Siskiyou machen Kammer-Folk par excellence, und der erste Song „Deserter“ ist das perfekte Prequel für die Platte, die mit „Nervous“ kaum treffender betitelt sein könnte. Der Song durchläuft das, was den Hörer auf der Platte erwartet: Vielfältige, mitunter schräge und verzweifelte Folkmusik. Nach dem songeigenen Vorspiel baut sich „Deserter“ bedacht auf, der Song steckt voller Details, die dank der sehr guten Produktion nebeneinander hervorstechen. Siskiyou klingen nicht breit oder großspurig, nutzen die Kammer, in der sie spielen, aber voll aus. Man nehme nur die antreibende Gitarre im Refrain, fast schon zu weit weg vom Grundgerüst des Songs produziert, aber trotzdem noch absolut dazugehörig. Und als das Stück einen für gewöhnliche Songs bereits feinen Abschluss gefunden hat, setzt ein Saxofon ein und hebt „Deserter“ endgültig auf die Ebene der außergewöhnlich brillanten Songs. Wie gesagt – stellvertretend für die gesamte Platte.

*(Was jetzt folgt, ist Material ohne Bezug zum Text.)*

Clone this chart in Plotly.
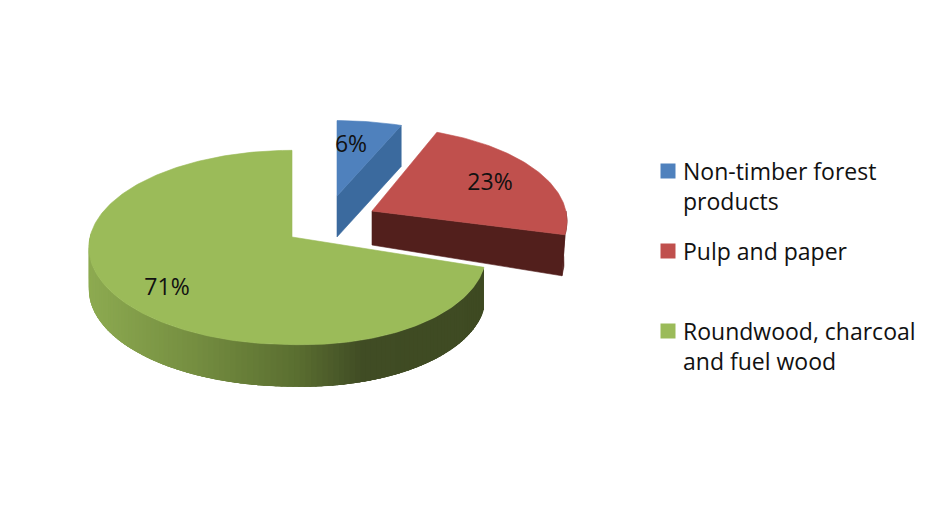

Vielfältig sind auch die Lyrics, mal flüstert Huebert, mal jault er nahezu. So etwa in „Bank Accounts And Dollar Bills“, einem offen klingenden, dunklen Folksong voller andächtig nachhallender Gitarren. Erst ist da ganz viel Verzweiflung, dann geflüsterte Zuversicht: „This is the life we have // so give peace a chance“. Auch vermeintlich einfache Textzeilen wie diese wirken nicht unpassend auf „Nervous“, das vermutlich auch am Ende von 2015 eine der besten Folk-Platten des Jahres sein wird, gerade weil es nicht nur Folk ist, sondern eine Menge wagt. Seine Songs sind angetrieben von Angstgefühlen, der Gefangenheit im eigenen Kopf, bedacht singt Huebert, über beeindruckende Arrangements hinweg, gegen sie an. „Nervous“ komplett zu hören fühlt sich mehr an, wie ein richtig gutes Theaterstück gesehen zu haben, als einfach nur eine Platte aufzulegen.